Sweet: Obama Center design is splashy with welcoming streetscape

SHARE Sweet: Obama Center design is splashy with welcoming streetscape
obamalibrary050417.jpg

It was announced last week that the Obama Presidential Center, seen here in a conceptual drawing, will include a branch of the Chicago Public Library. | Obama Foundation via AP

Over time, the South Side neighborhood and park now named for the seventh president of the U.S., Andrew Jackson, will become better known as Obamaland, anchored by the Obama Presidential Center campus, conceived by the 44th president as a busy hub with space for people to gather, whether from across the globe or around the corner.

Former President Barack Obama unveiled the conceptual plans of his Obama Center at a Wednesday afternoon event engineered to address local concerns that have been long brewing, from planting his center in a historic Frederick Law Olmsted park, to guarantees that jobs and contracts from the project will flow to minorities, to what he will do about crime.

“We are going to be continually in conversations with the community about how we are going to be able to make this work for you,” Obama said at the start of his almost one-hour briefing about the project at the South Shore Cultural Center.

Obama lugged around a five-by-five model of his Obama Center campus on his day trip back to his adopted hometown, first to South Shore for the public event and then downtown to a private dinner hosted by the Civic Committee of the Commercial Club of Chicago, where he showed off the design to an audience of potential donors.

OPINION

We finally know what Obama and former first lady Michelle have in mind for the design of their Center, the first urban presidential compound.

Think of it as an architecturally significant clubhouse complex, where people can hang out, inside or outside, maybe sample a program — or maybe not.

The siting of the campus along Stony Island Avenue is crucial, creating a non-imposing accessible streetscape with many points of entry for people, whether to wander by or come with a purpose.

There will be three main structures in the Obama Center: a brawny high-rise to be the iconic landmark “lantern,” housing a museum and offices, and likely an apartment for the Obamas; a multi-use forum for performances and meetings, and a library.

Above ground, the structures will be woven together with plazas and paths leading people to and from the nearby Museum of Science and Industry, one of Chicago’s leading tourist attractions.
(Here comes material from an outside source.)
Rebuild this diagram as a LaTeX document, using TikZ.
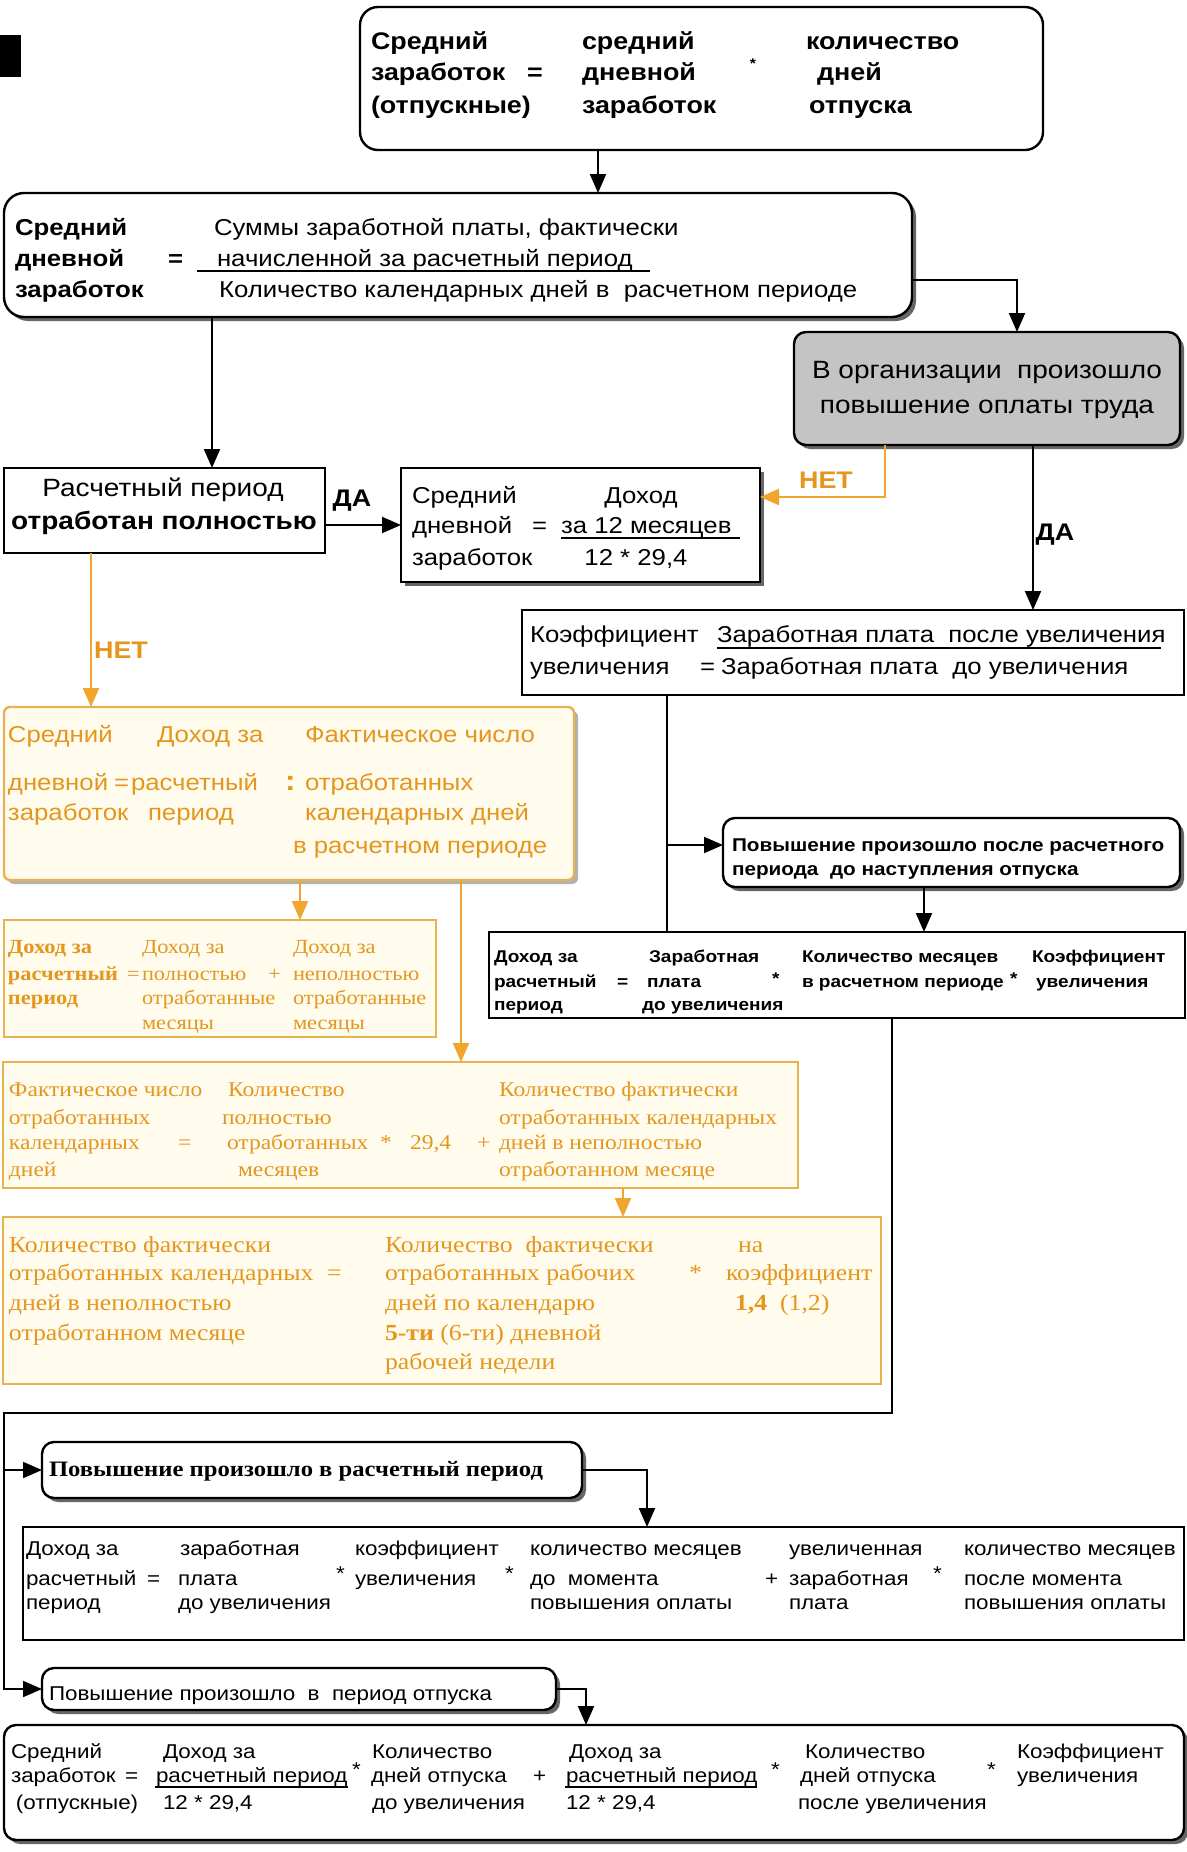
\documentclass[tikz,border=0pt]{standalone}
\usepackage{fontspec}
\setmainfont[FakeStretch=1.12]{Liberation Sans}
\newfontfamily\serf[FakeStretch=1.12]{Liberation Serif}
\usetikzlibrary{arrows.meta,shadows}
\definecolor{org}{RGB}{228,150,30}
\definecolor{orgline}{RGB}{232,178,80}
\definecolor{orgarr}{RGB}{240,165,45}
\definecolor{cream}{RGB}{255,252,238}
\definecolor{grayfill}{RGB}{196,196,196}
\newcounter{tn}
\newcommand\fs[1]{\fontsize{#1}{#1}\selectfont}
\newcommand\Tx[4][]{\stepcounter{tn}\node[tx,#1] (t\thetn) at (#2,-#3) {#4};}
\newcommand\Bx[6][]{\node[bxs,#1,minimum width={#5-#3},minimum height={#6-#4},anchor=north west] (#2) at (#3,-#4) {};}
\begin{document}
\begin{tikzpicture}[x=1pt,y=1pt,
  tx/.style={anchor=base west,inner sep=0pt,outer sep=0pt},
  st/.style={anchor=center,inner sep=0pt,outer sep=0pt},
  bxs/.style={draw,line width=2.4pt,inner sep=0pt,outer sep=0pt,fill=white},
  shad/.style={drop shadow={shadow xshift=4pt,shadow yshift=-4pt,fill=black!60,opacity=1}},
  lshad/.style={drop shadow={shadow xshift=4pt,shadow yshift=-4pt,fill=black!30,opacity=1}},
  obx/.style={draw=orgline,fill=cream,line width=2.4pt},
  ln/.style={line width=2pt},
  arr/.style={line width=2pt,-{Triangle[length=19pt,width=16pt]}},
  oarr/.style={line width=2pt,draw=orgarr,-{Triangle[length=19pt,width=16pt]}}]
\fill[white] (0,0) rectangle (1186,-1852);
\useasboundingbox (0,0) rectangle (1186,-1852);

% ---------- boxes ----------
\Bx[fill=black,draw=none]{blk}{0}{35}{21}{77}
\Bx[rounded corners=18pt]{top}{360}{7}{1043}{150}
\Bx[rounded corners=20pt,shad]{box2}{4}{193}{912}{317}
\Bx[rounded corners=12pt,shad,fill=grayfill]{gray}{794}{332}{1180}{445}
\Bx{rp}{4}{468}{325}{553}
\Bx[shad]{f1}{401}{468}{760}{582}
\Bx{kf}{522}{610}{1184}{695}
\Bx[obx,rounded corners=6pt,lshad]{A}{4}{707}{574}{880}
\Bx[obx]{B}{4}{920}{436}{1037}
\Bx[obx]{C}{3}{1062}{798}{1188}
\Bx[obx]{D}{3}{1217}{881}{1384}
\Bx[rounded corners=12pt,shad]{P1}{723}{818}{1180}{887}
\Bx{Dk}{489}{932}{1185}{1018}
\Bx[rounded corners=12pt,shad]{P2}{42}{1442}{582}{1498}
\Bx{E}{23}{1527}{1184}{1640}
\Bx[rounded corners=12pt,shad]{P3}{42}{1668}{556}{1710}
\Bx[rounded corners=12pt,shad]{F}{4}{1725}{1184}{1840}

% ---------- connectors ----------
\coordinate (g1) at (598,0);
\draw[arr] (top.south -| g1) -- (box2.north -| g1);
\coordinate (g2) at (1017,-280);
\draw[arr] (box2.east |- g2) -| (gray.north -| g2);
\coordinate (g3) at (212,0);
\draw[arr] (box2.south -| g3) -- (rp.north -| g3);
\coordinate (g4) at (0,-525);
\draw[arr] (rp.east |- g4) -- (f1.west |- g4);
\coordinate (g5) at (885,-497);
\draw[oarr] (gray.south -| g5) |- (f1.east |- g5);
\coordinate (g6) at (1033,0);
\draw[arr] (gray.south -| g6) -- (kf.north -| g6);
\coordinate (g7) at (91,0);
\draw[oarr] (rp.south -| g7) -- (A.north -| g7);
\coordinate (g8) at (300,0);
\draw[oarr] (A.south -| g8) -- (B.north -| g8);
\coordinate (g9) at (461,0);
\draw[oarr] (A.south -| g9) -- (C.north -| g9);
\coordinate (g10) at (623,0);
\draw[oarr] (C.south -| g10) -- (D.north -| g10);
\coordinate (g11) at (667,-845);
\draw[ln] (kf.south -| g11) -- (Dk.north -| g11);
\draw[arr] (g11) -- (P1.west |- g11);
\coordinate (g12) at (924,0);
\draw[arr] (P1.south -| g12) -- (Dk.north -| g12);
\coordinate (g13) at (892,-1413);
\coordinate (g14) at (4,-1413);
\draw[arr] (Dk.south -| g13) -- (g13) -- (g14) |- (P3.west);
\draw[arr] (P2.west -| g14) -- (P2.west);
\coordinate (g15) at (647,0);
\draw[arr] (P2.east) -| (E.north -| g15);
\coordinate (g16) at (586,0);
\draw[arr] (P3.east) -| (F.north -| g16);

% ---------- texts ----------
\begin{scope}[every node/.append style={font=\bfseries\fs{24}}]
\Tx{371}{50}{Средний}
\Tx{371}{81}{заработок}
\Tx{527}{81}{=}
\Tx{371}{113}{(отпускные)}
\Tx{582}{50}{средний}
\Tx{582}{81}{дневной}
\Tx{582}{113}{заработок}
\Tx{806}{50}{количество}
\Tx{817}{81}{дней}
\Tx{809}{113}{отпуска}
\Tx[anchor=base]{352}{506}{ДА}
\Tx[anchor=base]{1055}{540}{ДА}
\Tx[anchor=base,text=org]{826}{488}{НЕТ}
\Tx[anchor=base,text=org]{121}{658}{НЕТ}
\end{scope}
\node[st,font=\bfseries\fs{14}] (star0) at (753,-64) {*};

\begin{scope}[every node/.append style={font=\fs{23}}]
\Tx[font=\bfseries\fs{23}]{15}{235}{Средний}
\Tx[font=\bfseries\fs{23}]{15}{266}{дневной}
\Tx[font=\bfseries\fs{23}]{15}{297}{заработок}
\Tx[font=\bfseries\fs{23}]{168}{266}{=}
\Tx{214}{235}{Суммы заработной платы, фактически}
\Tx{217}{266}{начисленной за расчетный период}
\Tx{219}{297}{Количество календарных дней в\ \ расчетном периоде}
\end{scope}
\draw[line width=1.6pt] (197,-271) -- (650,-271);

\begin{scope}[every node/.append style={font=\fs{25}}]
\Tx[anchor=base]{987}{378}{В организации\ \ произошло}
\Tx[anchor=base]{987}{413}{повышение оплаты труда}
\Tx[anchor=base]{163}{496}{Расчетный период}
\Tx[anchor=base,font=\bfseries\fs{25}]{164}{529}{отработан полностью}
\end{scope}

\begin{scope}[every node/.append style={font=\fs{23}}]
\Tx{412}{503}{Средний}
\Tx{412}{533}{дневной}
\Tx{532}{533}{=}
\Tx{412}{565}{заработок}
\Tx[anchor=base]{641}{503}{Доход}
\Tx{561}{533}{за 12 месяцев}
\Tx[anchor=base]{636}{565}{12 * 29,4}
\Tx{530}{642}{Коэффициент}
\Tx{717}{642}{Заработная плата\ \ после увеличения}
\Tx{530}{674}{увеличения}
\Tx{700}{674}{=}
\Tx{721}{674}{Заработная плата\ \ до увеличения}
\end{scope}
\draw[line width=1.6pt] (561,-538) -- (740,-538);
\draw[line width=1.6pt] (717,-648) -- (1161,-648);

% box A
\begin{scope}[every node/.append style={font=\fs{23},text=org}]
\Tx{8}{742}{Средний}
\Tx{157}{742}{Доход за}
\Tx{305}{742}{Фактическое число}
\Tx{8}{790}{дневной}
\Tx{114}{790}{=}
\Tx{131}{790}{расчетный}
\Tx[font=\bfseries\fs{28}]{285}{790}{:}
\Tx{305}{790}{отработанных}
\Tx{8}{820}{заработок}
\Tx{148}{820}{период}
\Tx{305}{820}{календарных дней}
\Tx{293}{853}{в расчетном периоде}
\end{scope}

% box B
\begin{scope}[every node/.append style={font=\serf\fs{20},text=org}]
\Tx[font=\serf\bfseries\fs{20}]{8}{953}{Доход за}
\Tx[font=\serf\bfseries\fs{20}]{8}{980}{расчетный}
\Tx[font=\serf\bfseries\fs{20}]{8}{1004}{период}
\Tx{127}{980}{=}
\Tx{142}{953}{Доход за}
\Tx{142}{980}{полностью}
\Tx{268}{980}{+}
\Tx{142}{1004}{отработанные}
\Tx{142}{1029}{месяцы}
\Tx{293}{953}{Доход за}
\Tx{293}{980}{неполностью}
\Tx{293}{1004}{отработанные}
\Tx{293}{1029}{месяцы}
\end{scope}
% box C
\begin{scope}[every node/.append style={font=\serf\fs{21},text=org}]
\Tx{9}{1096}{Фактическое число}
\Tx{9}{1124}{отработанных}
\Tx{9}{1149}{календарных}
\Tx{178}{1149}{=}
\Tx{9}{1176}{дней}
\Tx{228}{1096}{Количество}
\Tx{222}{1124}{полностью}
\Tx{227}{1149}{отработанных}
\Tx{238}{1176}{месяцев}
\Tx{380}{1149}{*}
\Tx{410}{1149}{29,4}
\Tx{477}{1149}{+}
\Tx{499}{1096}{Количество фактически}
\Tx{499}{1124}{отработанных календарных}
\Tx{499}{1149}{дней в неполностью}
\Tx{499}{1176}{отработанном месяце}
\end{scope}

% box D
\begin{scope}[every node/.append style={font=\serf\fs{23},text=org}]
\Tx{9}{1252}{Количество фактически}
\Tx{9}{1280}{отработанных календарных}
\Tx{327}{1280}{=}
\Tx{9}{1310}{дней в неполностью}
\Tx{9}{1340}{отработанном месяце}
\Tx{385}{1252}{Количество\ \ фактически}
\Tx{385}{1280}{отработанных рабочих}
\Tx{385}{1310}{дней по календарю}
\Tx{385}{1340}{\textbf{5-ти} (6-ти) дневной}
\Tx{385}{1369}{рабочей недели}
\Tx{689}{1280}{*}
\Tx{738}{1252}{на}
\Tx{726}{1280}{коэффициент}
\Tx{735}{1310}{\textbf{1,4}\ \ (1,2)}
\end{scope}

% P1 and Dk
\begin{scope}[every node/.append style={font=\bfseries\fs{18.5}}]
\Tx{732}{851}{Повышение произошло после расчетного}
\Tx{732}{875}{периода\ \ до наступления отпуска}
\end{scope}
\begin{scope}[every node/.append style={font=\bfseries\fs{17}}]
\Tx{494}{962}{Доход за}
\Tx{494}{987}{расчетный}
\Tx{617}{987}{=}
\Tx{494}{1010}{период}
\Tx{649}{962}{Заработная}
\Tx{647}{987}{плата}
\Tx{642}{1010}{до увеличения}
\Tx{772}{984}{*}
\Tx{802}{962}{Количество месяцев}
\Tx{802}{987}{в расчетном периоде}
\Tx{1010}{984}{*}
\Tx{1032}{962}{Коэффициент}
\Tx{1036}{987}{увеличения}
\end{scope}

% P2
\Tx[font=\serf\bfseries\fs{22}]{49}{1476}{Повышение произошло в расчетный период}

% box E
\begin{scope}[every node/.append style={font=\fs{20}}]
\Tx{26}{1555}{Доход за}
\Tx{26}{1585}{расчетный}
\Tx{147}{1585}{=}
\Tx{26}{1609}{период}
\Tx{180}{1555}{заработная}
\Tx{178}{1585}{плата}
\Tx{178}{1609}{до увеличения}
\Tx{336}{1580}{*}
\Tx{355}{1555}{коэффициент}
\Tx{355}{1585}{увеличения}
\Tx{505}{1580}{*}
\Tx{530}{1555}{количество месяцев}
\Tx{530}{1585}{до\ \ момента}
\Tx{530}{1609}{повышения оплаты}
\Tx{765}{1585}{+}
\Tx{789}{1555}{увеличенная}
\Tx{789}{1585}{заработная}
\Tx{789}{1609}{плата}
\Tx{933}{1580}{*}
\Tx{964}{1555}{количество месяцев}
\Tx{964}{1585}{после момента}
\Tx{964}{1609}{повышения оплаты}
% P3
\Tx{49}{1700}{Повышение произошло\ \ в\ \ период отпуска}
% box F
\Tx{11}{1758}{Средний}
\Tx{11}{1782}{заработок}
\Tx{125}{1782}{=}
\Tx{16}{1809}{(отпускные)}
\Tx{163}{1758}{Доход за}
\Tx{156}{1782}{расчетный период}
\Tx{163}{1809}{12 * 29,4}
\Tx{352}{1776}{*}
\Tx{372}{1758}{Количество}
\Tx{371}{1782}{дней отпуска}
\Tx{372}{1809}{до увеличения}
\Tx{533}{1782}{+}
\Tx{569}{1758}{Доход за}
\Tx{566}{1782}{расчетный период}
\Tx{566}{1809}{12 * 29,4}
\Tx{771}{1776}{*}
\Tx{805}{1758}{Количество}
\Tx{800}{1782}{дней отпуска}
\Tx{798}{1809}{после увеличения}
\Tx{987}{1776}{*}
\Tx{1017}{1758}{Коэффициент}
\Tx{1017}{1782}{увеличения}
\end{scope}
\draw[line width=1.6pt] (155,-1787) -- (348,-1787);
\draw[line width=1.6pt] (565,-1787) -- (757,-1787);
\end{tikzpicture}
\end{document}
The skins of the structures are to be of stone and glass, but the specific stone or its hew has not yet been revealed.

The boxy museum building looks somewhat like an Apple power adapter, with the glass running down the south face the prongs.

The buildings reflect the Obamas.

Splashy. Tasteful. Sleek. Modern. And certainly not a display of the architect’s vanity.

It is architecture that relates to the adventurous buildings spawned in the last decade on the University of Chicago campus to the west.

The chief architects are the New York husband and wife team of Tod Williams and Billie Tsien, whose chemistry with the Obamas was a significant factor in their selection last year.

But on Wednesday, at the first event where Obama discussed his legacy project with the community, he was on stage with Obama Foundation Vice President for Civic Engagement Michael Strautmanis and the local architect on the design team, Dina Griffin, a Hyde Park resident.

Architect Dina Griffin listens to former President Barack Obama speak about the progress of the Obama Presidential Center during a community event at the South Shore Cultural Center on Wednesday, May 3, 2017, in Chicago. | Joshua Lott/AFP/Getty Images

Architect Dina Griffin listens to former President Barack Obama speak about the progress of the Obama Presidential Center during a community event at the South Shore Cultural Center on Wednesday, May 3, 2017, in Chicago. | Joshua Lott/AFP/Getty Images

Also on Wednesday, the Obama Foundation and the National Archives and Records Administration announced a deal — the first of its kind — in which the Foundation will fund the digitization of Obama’s unclassified records. NARA will retain custody of the original paper records, to be stored at another location. Classified records will remain in the Washington, D.C. area.

Obama announced at the South Shore event that the former first couple will donate $2 million to Chicago summer jobs programs. The timing is interesting. That news comes as Obama has been criticized — including by consumer champion Sen. Elizabeth Warren, D-Mass. — for raking in $400,000 speaking fees on top of a reported $60 million book deal for memoirs the Obamas’ will each write.

The Obama donation will go to two organizations: $1 million to the Chicagoland Workforce Funder Alliance, a program of the Chicago Community Trust, and $1 million to One Summer Chicago 2017, a program run in part out of Mayor Rahm Emanuel’s City Hall.

Obama confirmed something that everyone long suspected: Despite a bidding competition, the presidential thumb was on the scale from the start for the University of Chicago’s push for a South Side location.

“Although we had a formal bidding process to determine where the presidential library was going to be, the fact of the matter was it had to be right here on the South Side of Chicago,” Obama said.

In a part of the city that one day will be called Obamaland.